In the recently published research on Impact and Implications of COVID-19 on Philanthropy Work in East Africa, there was a noted increase in community giving and the use of community-based structures to provide updates on community developments or project progress. The study also highlighted the need to deliberately inform, engage and involve communities in all stages of projects, from need identification to final reporting. This points to the need for enhanced local ownership, changing perceptions and attitudes, and cements an existing culture of local giving. Additionally, this challenges widely accepted development processes being supply-driven (top-down) ensuring legitimacy and relevance through local ownership.
While the context of the pandemic created a perception that these findings were a post-COVID emergence, the centrality of communities was already challenging the status quo of these top-down development models for years. Efficacy of community-driven models is demonstrated by both private and bi-lateral funds applied with the most considerable longitudinal and mounting evidence through the HIV/AIDS response regionally over the last two decades.
At the 2019 East Africa Philanthropy conference, Blood: Water led a session entitled “Community Driven Philanthropy: Strategic Opportunities for Positioning Private Funding Directly at Community Level,” demonstrating the feasibility of this model. The session generated thought-provoking dialogue across private philanthropic organizations to re-examine models of funding to more directly empower community change agents, leveraging community-generated resources and filling funding gaps other mechanisms have created. Community philanthropy is not a discussion on the feasibility of efficacy but rather a discussion of equity and power shifts.

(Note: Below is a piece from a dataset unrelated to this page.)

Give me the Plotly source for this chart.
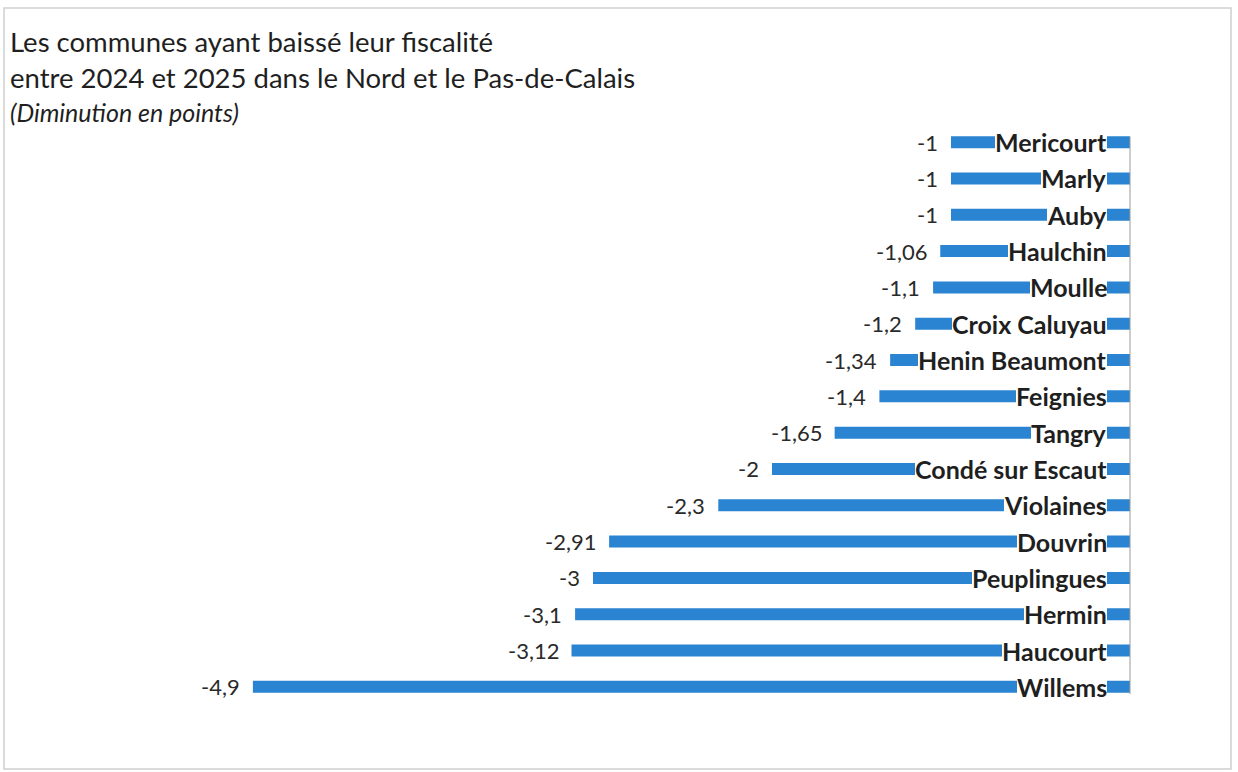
import plotly.graph_objects as go

communes = ["Mericourt", "Marly", "Auby", "Haulchin", "Moulle", "Croix Caluyau",
            "Henin Beaumont", "Feignies", "Tangry", "Condé sur Escaut", "Violaines",
            "Douvrin", "Peuplingues", "Hermin", "Haucourt", "Willems"]
values = [-1, -1, -1, -1.06, -1.1, -1.2, -1.34, -1.4, -1.65, -2, -2.3,
          -2.91, -3, -3.1, -3.12, -4.9]
value_labels = ["-1", "-1", "-1", "-1,06", "-1,1", "-1,2", "-1,34", "-1,4", "-1,65",
                "-2", "-2,3", "-2,91", "-3", "-3,1", "-3,12", "-4,9"]

title_lines = ["Les communes ayant baissé leur fiscalité",
               "entre 2024 et 2025 dans le Nord et le Pas-de-Calais"]
subtitle = "(Diminution en points)"

W, H = 1238, 772
T, B = 124, 67
PX_PER_UNIT = 179.0
ZERO_PX = 1130.0
x_min = -ZERO_PX / PX_PER_UNIT
x_max = (W - ZERO_PX) / PX_PER_UNIT
plot_h = H - T - B

def py(pix):
    return (H - B - pix) / plot_h

def px(pix):
    return pix / W

BAR = "#2A84D2"
TXT = "#1f1f1f"

fig = go.Figure(go.Bar(
    y=communes, x=values, orientation="h",
    marker=dict(color=BAR, line=dict(width=0)),
    hoverinfo="skip",
))

ann = []
for c, v, lab in zip(communes, values, value_labels):
    ann.append(dict(x=v, y=c, xref="x", yref="y", text=lab, showarrow=False,
                    xanchor="right", yanchor="middle", xshift=-11,
                    font=dict(family="Lato", size=22, color="#2a2a2a")))
    ann.append(dict(x=0, y=c, xref="x", yref="y", text="<b>%s</b>" % c, showarrow=False,
                    xanchor="right", yanchor="middle", xshift=-23,
                    bgcolor="white", borderpad=0, borderwidth=0,
                    font=dict(family="Lato", size=25, color=TXT)))

for i, line in enumerate(title_lines):
    ann.append(dict(x=px(8), y=py(42 + 35 * i), xref="paper", yref="paper", text=line,
                    showarrow=False, xanchor="left", yanchor="middle",
                    font=dict(family="Lato", size=27.5, color=TXT)))
ann.append(dict(x=px(8), y=py(112), xref="paper", yref="paper", text="<i>%s</i>" % subtitle,
                showarrow=False, xanchor="left", yanchor="middle",
                font=dict(family="Lato", size=25, color=TXT)))

shapes = [
    dict(type="line", xref="x", yref="y", x0=0, x1=0, y0=-0.15, y1=len(communes) - 0.8,
         line=dict(color="#9a9a9a", width=1)),
    dict(type="rect", xref="paper", yref="paper", x0=px(4), x1=px(1231), y0=py(8), y1=py(769),
         line=dict(color="#cfcfcf", width=1.5), fillcolor="rgba(0,0,0,0)"),
]

fig.update_layout(
    width=W, height=H,
    margin=dict(l=0, r=0, t=T, b=B),
    paper_bgcolor="white", plot_bgcolor="white",
    bargap=0.67,
    showlegend=False,
    xaxis=dict(range=[x_min, x_max], visible=False, fixedrange=True),
    yaxis=dict(type="category", autorange="reversed", visible=False, fixedrange=True),
    annotations=ann,
    shapes=shapes,
)

fig.write_html("out.html")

Continuing with the conversation and reinforcing the longstanding evidence existing before but reinforced by COVID-19 on the impact of and learning around community philanthropy for development; this learning session presents two models applied by Blood:Water, Foundation for Civil Society (FCS), and the Mott Foundation: community-led and community-generated philanthropy. The aim of the session is to push forward this into actionable steps to enable this to be the normative standard and not the exception.